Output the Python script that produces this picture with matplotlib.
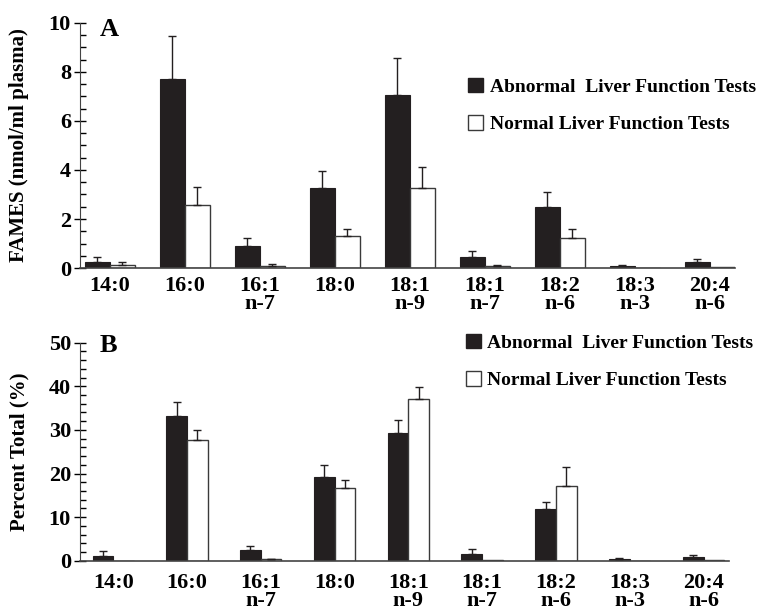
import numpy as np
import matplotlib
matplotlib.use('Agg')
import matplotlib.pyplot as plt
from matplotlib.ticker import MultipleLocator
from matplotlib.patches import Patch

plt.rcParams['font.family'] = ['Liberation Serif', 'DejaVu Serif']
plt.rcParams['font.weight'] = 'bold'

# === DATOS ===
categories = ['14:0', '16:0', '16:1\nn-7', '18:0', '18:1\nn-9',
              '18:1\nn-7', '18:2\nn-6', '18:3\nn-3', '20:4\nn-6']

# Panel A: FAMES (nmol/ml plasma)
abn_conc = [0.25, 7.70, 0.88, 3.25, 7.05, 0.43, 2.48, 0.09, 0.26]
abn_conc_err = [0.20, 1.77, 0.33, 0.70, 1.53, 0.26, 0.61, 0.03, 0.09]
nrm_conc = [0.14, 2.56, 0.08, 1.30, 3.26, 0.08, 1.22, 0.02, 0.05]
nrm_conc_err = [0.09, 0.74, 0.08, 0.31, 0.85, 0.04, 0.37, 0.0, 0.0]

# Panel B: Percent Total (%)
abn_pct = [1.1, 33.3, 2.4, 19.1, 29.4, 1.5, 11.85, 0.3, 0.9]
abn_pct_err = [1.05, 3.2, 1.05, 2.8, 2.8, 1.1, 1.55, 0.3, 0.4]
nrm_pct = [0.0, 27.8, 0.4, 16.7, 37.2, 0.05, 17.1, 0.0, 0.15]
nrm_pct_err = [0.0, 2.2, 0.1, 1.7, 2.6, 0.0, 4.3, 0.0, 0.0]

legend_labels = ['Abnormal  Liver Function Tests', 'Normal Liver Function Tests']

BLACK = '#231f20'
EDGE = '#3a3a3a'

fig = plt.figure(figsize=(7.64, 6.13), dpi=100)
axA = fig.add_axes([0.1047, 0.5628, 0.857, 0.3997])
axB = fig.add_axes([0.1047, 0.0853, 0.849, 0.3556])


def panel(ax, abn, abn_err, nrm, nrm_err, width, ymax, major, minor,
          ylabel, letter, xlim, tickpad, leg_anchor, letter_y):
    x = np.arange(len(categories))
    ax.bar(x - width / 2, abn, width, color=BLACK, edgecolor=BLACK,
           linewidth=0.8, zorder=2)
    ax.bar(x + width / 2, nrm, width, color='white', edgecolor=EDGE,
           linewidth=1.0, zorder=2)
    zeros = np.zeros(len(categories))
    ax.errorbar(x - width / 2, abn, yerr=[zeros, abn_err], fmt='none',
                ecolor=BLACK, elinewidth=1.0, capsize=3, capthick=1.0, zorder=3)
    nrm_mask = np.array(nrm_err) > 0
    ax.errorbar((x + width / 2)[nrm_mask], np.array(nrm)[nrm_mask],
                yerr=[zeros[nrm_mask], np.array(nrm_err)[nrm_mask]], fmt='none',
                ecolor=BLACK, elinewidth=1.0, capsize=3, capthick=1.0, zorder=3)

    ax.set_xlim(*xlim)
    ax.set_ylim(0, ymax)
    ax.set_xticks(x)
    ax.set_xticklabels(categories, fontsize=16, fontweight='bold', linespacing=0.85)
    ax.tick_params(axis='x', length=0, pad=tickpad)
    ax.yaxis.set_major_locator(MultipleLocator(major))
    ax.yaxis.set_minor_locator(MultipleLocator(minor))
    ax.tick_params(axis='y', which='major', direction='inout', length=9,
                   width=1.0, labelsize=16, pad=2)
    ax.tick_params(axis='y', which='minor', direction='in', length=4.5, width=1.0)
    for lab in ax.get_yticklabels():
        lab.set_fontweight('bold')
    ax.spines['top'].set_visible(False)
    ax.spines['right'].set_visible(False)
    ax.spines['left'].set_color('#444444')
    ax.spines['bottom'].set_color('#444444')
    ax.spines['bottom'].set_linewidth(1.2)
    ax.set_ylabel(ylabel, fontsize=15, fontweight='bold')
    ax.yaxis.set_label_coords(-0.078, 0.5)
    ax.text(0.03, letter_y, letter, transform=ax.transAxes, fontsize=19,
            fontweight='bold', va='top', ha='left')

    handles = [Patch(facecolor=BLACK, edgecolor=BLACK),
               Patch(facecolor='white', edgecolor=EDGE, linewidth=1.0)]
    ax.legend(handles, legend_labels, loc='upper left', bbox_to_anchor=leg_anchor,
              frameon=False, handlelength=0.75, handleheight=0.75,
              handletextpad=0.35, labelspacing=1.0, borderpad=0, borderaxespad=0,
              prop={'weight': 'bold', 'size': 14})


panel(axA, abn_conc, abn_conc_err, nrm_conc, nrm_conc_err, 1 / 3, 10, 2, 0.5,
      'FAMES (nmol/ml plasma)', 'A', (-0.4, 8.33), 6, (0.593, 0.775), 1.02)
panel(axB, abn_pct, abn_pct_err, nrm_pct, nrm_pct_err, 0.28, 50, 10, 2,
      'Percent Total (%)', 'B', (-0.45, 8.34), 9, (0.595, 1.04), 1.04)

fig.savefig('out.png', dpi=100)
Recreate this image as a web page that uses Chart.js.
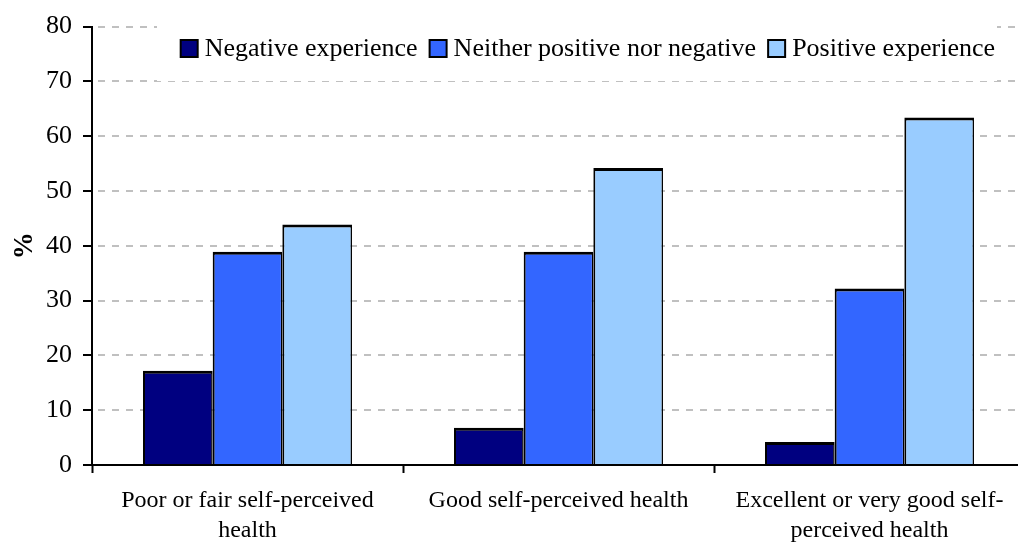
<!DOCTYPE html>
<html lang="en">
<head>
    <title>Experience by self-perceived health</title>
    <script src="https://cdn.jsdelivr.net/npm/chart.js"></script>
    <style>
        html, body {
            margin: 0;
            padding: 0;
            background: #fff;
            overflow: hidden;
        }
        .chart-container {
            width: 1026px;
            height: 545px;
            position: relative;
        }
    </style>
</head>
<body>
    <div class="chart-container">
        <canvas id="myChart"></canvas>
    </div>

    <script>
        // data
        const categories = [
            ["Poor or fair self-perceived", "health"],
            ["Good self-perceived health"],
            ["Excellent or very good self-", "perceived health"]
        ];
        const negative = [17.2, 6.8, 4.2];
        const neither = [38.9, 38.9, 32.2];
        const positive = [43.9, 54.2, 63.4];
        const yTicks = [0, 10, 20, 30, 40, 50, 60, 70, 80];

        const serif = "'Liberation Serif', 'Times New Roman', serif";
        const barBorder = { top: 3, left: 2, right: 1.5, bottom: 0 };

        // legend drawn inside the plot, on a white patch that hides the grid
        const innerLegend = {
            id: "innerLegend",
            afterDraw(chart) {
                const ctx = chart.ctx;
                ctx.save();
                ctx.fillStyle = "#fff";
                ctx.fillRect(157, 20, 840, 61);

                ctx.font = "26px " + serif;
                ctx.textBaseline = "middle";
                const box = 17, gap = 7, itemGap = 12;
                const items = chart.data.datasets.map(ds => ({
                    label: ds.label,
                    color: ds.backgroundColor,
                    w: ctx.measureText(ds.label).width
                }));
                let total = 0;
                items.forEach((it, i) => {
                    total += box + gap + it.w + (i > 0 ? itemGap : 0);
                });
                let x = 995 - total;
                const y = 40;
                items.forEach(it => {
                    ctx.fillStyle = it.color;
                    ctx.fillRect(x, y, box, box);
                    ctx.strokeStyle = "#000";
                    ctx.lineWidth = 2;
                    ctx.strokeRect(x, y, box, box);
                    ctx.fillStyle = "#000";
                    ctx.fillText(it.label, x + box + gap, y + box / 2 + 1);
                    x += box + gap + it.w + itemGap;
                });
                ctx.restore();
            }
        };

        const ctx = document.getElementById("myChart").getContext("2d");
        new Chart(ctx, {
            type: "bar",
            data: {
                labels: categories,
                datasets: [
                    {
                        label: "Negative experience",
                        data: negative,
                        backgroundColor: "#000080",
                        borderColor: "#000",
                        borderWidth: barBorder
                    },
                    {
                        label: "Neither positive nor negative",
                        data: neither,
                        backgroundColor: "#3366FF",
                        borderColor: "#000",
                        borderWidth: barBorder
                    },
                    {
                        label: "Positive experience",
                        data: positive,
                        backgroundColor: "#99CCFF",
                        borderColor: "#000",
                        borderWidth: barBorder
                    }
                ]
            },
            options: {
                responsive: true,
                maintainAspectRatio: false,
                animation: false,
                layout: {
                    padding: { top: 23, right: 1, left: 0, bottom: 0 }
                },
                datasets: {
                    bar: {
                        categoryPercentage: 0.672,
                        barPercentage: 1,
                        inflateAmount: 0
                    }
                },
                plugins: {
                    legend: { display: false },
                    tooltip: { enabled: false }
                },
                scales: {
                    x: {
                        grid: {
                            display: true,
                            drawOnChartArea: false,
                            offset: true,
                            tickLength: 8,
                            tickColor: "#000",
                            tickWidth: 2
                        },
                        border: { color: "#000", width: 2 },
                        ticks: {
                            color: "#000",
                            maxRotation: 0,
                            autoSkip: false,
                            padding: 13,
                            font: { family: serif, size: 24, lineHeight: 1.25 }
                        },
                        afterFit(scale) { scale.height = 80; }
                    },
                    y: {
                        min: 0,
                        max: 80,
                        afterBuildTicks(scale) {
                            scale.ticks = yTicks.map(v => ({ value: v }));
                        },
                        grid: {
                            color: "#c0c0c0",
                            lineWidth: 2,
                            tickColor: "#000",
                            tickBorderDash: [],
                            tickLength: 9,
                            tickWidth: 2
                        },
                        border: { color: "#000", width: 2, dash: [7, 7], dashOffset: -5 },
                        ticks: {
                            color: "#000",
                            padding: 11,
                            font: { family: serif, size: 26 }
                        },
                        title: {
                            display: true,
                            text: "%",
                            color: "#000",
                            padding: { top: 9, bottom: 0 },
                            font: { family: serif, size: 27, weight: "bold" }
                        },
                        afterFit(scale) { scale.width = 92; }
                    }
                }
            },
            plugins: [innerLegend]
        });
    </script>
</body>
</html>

Aim |
Repeat exactly and only the lines from the start of the data above through the line that holds "axB = fig.add_axes([0.1047, 0.0853, 0.849, 0.3556])", inclusive. Pictures do not belong in the copy.

Right answer |
Output the Python script that produces this picture with matplotlib.
import numpy as np
import matplotlib
matplotlib.use('Agg')
import matplotlib.pyplot as plt
from matplotlib.ticker import MultipleLocator
from matplotlib.patches import Patch

plt.rcParams['font.family'] = ['Liberation Serif', 'DejaVu Serif']
plt.rcParams['font.weight'] = 'bold'

# === DATOS ===
categories = ['14:0', '16:0', '16:1\nn-7', '18:0', '18:1\nn-9',
              '18:1\nn-7', '18:2\nn-6', '18:3\nn-3', '20:4\nn-6']

# Panel A: FAMES (nmol/ml plasma)
abn_conc = [0.25, 7.70, 0.88, 3.25, 7.05, 0.43, 2.48, 0.09, 0.26]
abn_conc_err = [0.20, 1.77, 0.33, 0.70, 1.53, 0.26, 0.61, 0.03, 0.09]
nrm_conc = [0.14, 2.56, 0.08, 1.30, 3.26, 0.08, 1.22, 0.02, 0.05]
nrm_conc_err = [0.09, 0.74, 0.08, 0.31, 0.85, 0.04, 0.37, 0.0, 0.0]

# Panel B: Percent Total (%)
abn_pct = [1.1, 33.3, 2.4, 19.1, 29.4, 1.5, 11.85, 0.3, 0.9]
abn_pct_err = [1.05, 3.2, 1.05, 2.8, 2.8, 1.1, 1.55, 0.3, 0.4]
nrm_pct = [0.0, 27.8, 0.4, 16.7, 37.2, 0.05, 17.1, 0.0, 0.15]
nrm_pct_err = [0.0, 2.2, 0.1, 1.7, 2.6, 0.0, 4.3, 0.0, 0.0]

legend_labels = ['Abnormal  Liver Function Tests', 'Normal Liver Function Tests']

BLACK = '#231f20'
EDGE = '#3a3a3a'

fig = plt.figure(figsize=(7.64, 6.13), dpi=100)
axA = fig.add_axes([0.1047, 0.5628, 0.857, 0.3997])
axB = fig.add_axes([0.1047, 0.0853, 0.849, 0.3556])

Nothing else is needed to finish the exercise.